Neil Tennant wants to rekindle the romance. ”I’d survive with only memories, if I could change the way I feel,” the Pet Shop Boys frontman sings on ”The Way It Used to Be,” from the duo’s new album, Yes (starstar). ”But I want more than only memories. A human touch to make them real.”

Chances are, your memories of the Boys run deep. The pioneering dance/electronica duo of extrovert Tennant and introvert Chris Lowe emerged in the mid-1980s, just as the dance/electronica genre was coming into full bloom. They’ve since inspired and worked with everyone from Madonna to David Bowie, Kylie Minogue to Robbie Williams. Even Liza Minnelli tapped the Boys to produce an album.

Pet Shop Boys; Tennant and Lowe
Pet Shop Boys; Tennant and Lowe
(Photo by Alasdair McLellan)

But memories are mostly all that’s left now. And not just because the British duo hasn’t had much success stateside in more than a decade. Tennant and Lowe’s recorded output has left us wanting, as well. Just when you get the notion things may change — 2006’s Fundamental, for example, was actually decent, and the duo’s best set since 1999’s Nightlife — along comes Yes. Oh sure, there are several good songs here, but several good songs don’t a good album make, especially when there are several times as many bad ones.

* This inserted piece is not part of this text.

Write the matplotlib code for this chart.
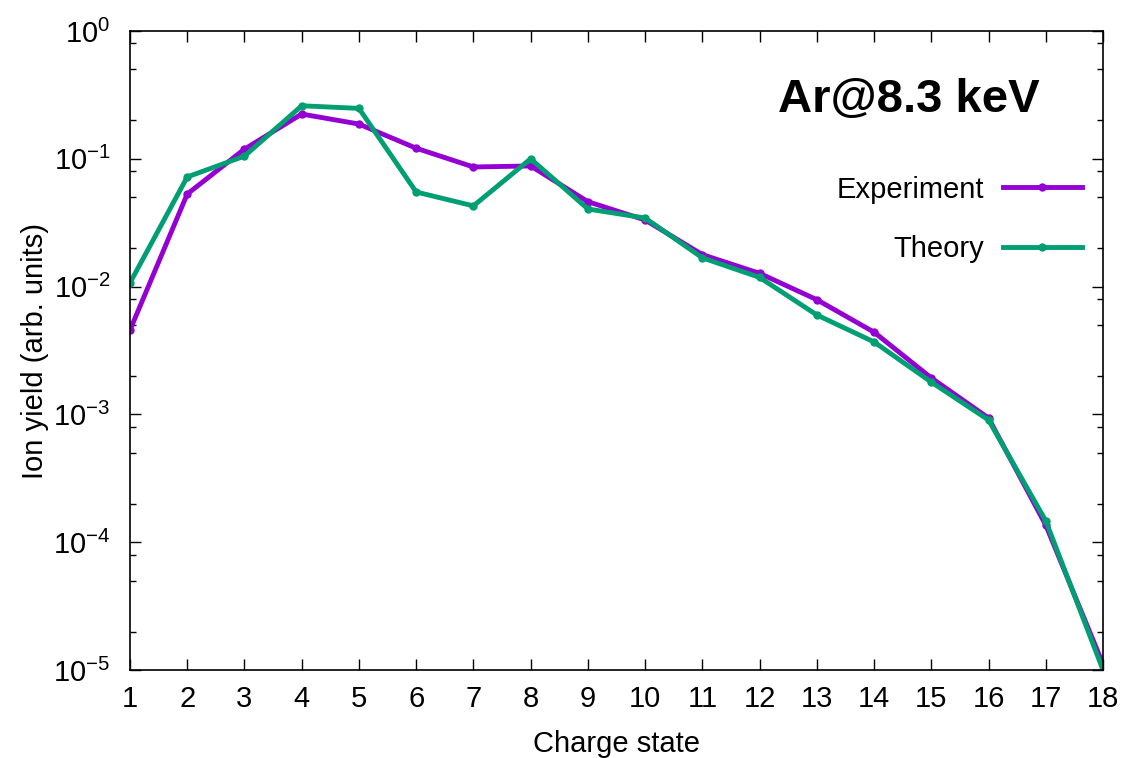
import numpy as np
import matplotlib
matplotlib.use('Agg')
import matplotlib.pyplot as plt
from matplotlib.ticker import LogLocator, NullFormatter

# ---------------------------- Данные ----------------------------------

charge = list(range(1, 19))

experiment = [4.57e-3, 0.053, 0.119, 0.224, 0.187, 0.121, 0.0863, 0.0879,
              0.0462, 0.0332, 0.0178, 0.0127, 7.9e-3, 4.4e-3, 1.93e-3,
              9.37e-4, 1.36e-4, 1.11e-5]

theory = [0.0107, 0.0721, 0.105, 0.260, 0.248, 0.055, 0.0428, 0.100,
          0.0405, 0.0344, 0.0168, 0.0118, 6.0e-3, 3.69e-3, 1.79e-3,
          9.04e-4, 1.47e-4, 1.0e-5]

PURPLE = '#9400d3'
GREEN = '#009e73'
FS = 21

# ---------------------------- График ----------------------------------

plt.rcParams['font.family'] = ['Liberation Sans', 'DejaVu Sans']
plt.rcParams['mathtext.fontset'] = 'custom'
plt.rcParams['mathtext.rm'] = 'Liberation Sans'
plt.rcParams['mathtext.it'] = 'Liberation Sans'

fig = plt.figure(figsize=(11.27, 7.58), dpi=100)
ax = fig.add_axes([130/1127, 1-670/758, 973/1127, 639/758])

ax.plot(charge, experiment, color=PURPLE, lw=3.5, marker='o', ms=5, label='Experiment')
ax.plot(charge, theory, color=GREEN, lw=3.5, marker='o', ms=5, label='Theory')

ax.set_yscale('log')
ax.set_xlim(1, 18)
ax.set_ylim(1e-5, 1)
ax.set_xticks(charge)
ax.yaxis.set_major_locator(LogLocator(base=10, numticks=10))
ax.yaxis.set_minor_locator(LogLocator(base=10, subs=[2, 5, 8], numticks=10))
ax.yaxis.set_minor_formatter(NullFormatter())

ax.tick_params(which='both', direction='in', top=True, right=True, width=1.0)
ax.tick_params(which='major', length=8, labelsize=FS)
ax.tick_params(axis='x', which='major', pad=11)
ax.tick_params(axis='y', which='major', pad=14)
ax.tick_params(which='minor', length=4)
for s in ax.spines.values():
    s.set_linewidth(1.2)

ax.set_xlabel('Charge state', fontsize=FS, labelpad=12)
ax.set_ylabel('Ion yield (arb. units)', fontsize=FS, labelpad=3)

ax.text(0.8006, 0.892, 'Ar@8.3 keV', transform=ax.transAxes, ha='center', va='center',
        fontsize=34, fontweight='bold')

ax.legend(loc='upper right', bbox_to_anchor=(0.990, 0.792), frameon=False,
          markerfirst=False, fontsize=FS, handlelength=2.7, labelspacing=1.07,
          handletextpad=0.65, borderaxespad=0)

fig.savefig('out.png', dpi=100)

At a few turns here, the duo even sounds like it’s running out of ideas, musically as well as lyrically. If the Boys are not ”Being Boring,” to quote an earlier hit, too often their music is.

Occasionally here, it’s so boring — and Tennant’s signature wan tenor so lifeless — it’s comical. ”Building A Wall,” for example, is a satire on our culture of fear and xenophobia. But the music is bland, featuring a wall of cheap, dated sounds, hushed and distorted. The lyrics are trite, and repeated ad nauseam. ”I’m building a wall, a fine wall,” Tennant labors. ”Not so much to keep you out, more to keep me in.”

”The Way It Used to Be” is actually one of the stronger songs on the set, and it’s bristling with feeling. There’s a faint rumble of electric guitars in the background, and dramatic tempo shifts and backing chorus, with electronic flourishes like the Boys of yore. The song harkens back to the classic Very, the very best Pet Shop Boys album.

For Yes, the Boys hired the production team Xenomania, responsible for recent success of several young British pop acts (Girls Aloud, Sugababes). But Xenomania doesn’t make the Boys sound young. Diffident, sure — the Boys seem a bit reticent to do or say anything too outlandish here.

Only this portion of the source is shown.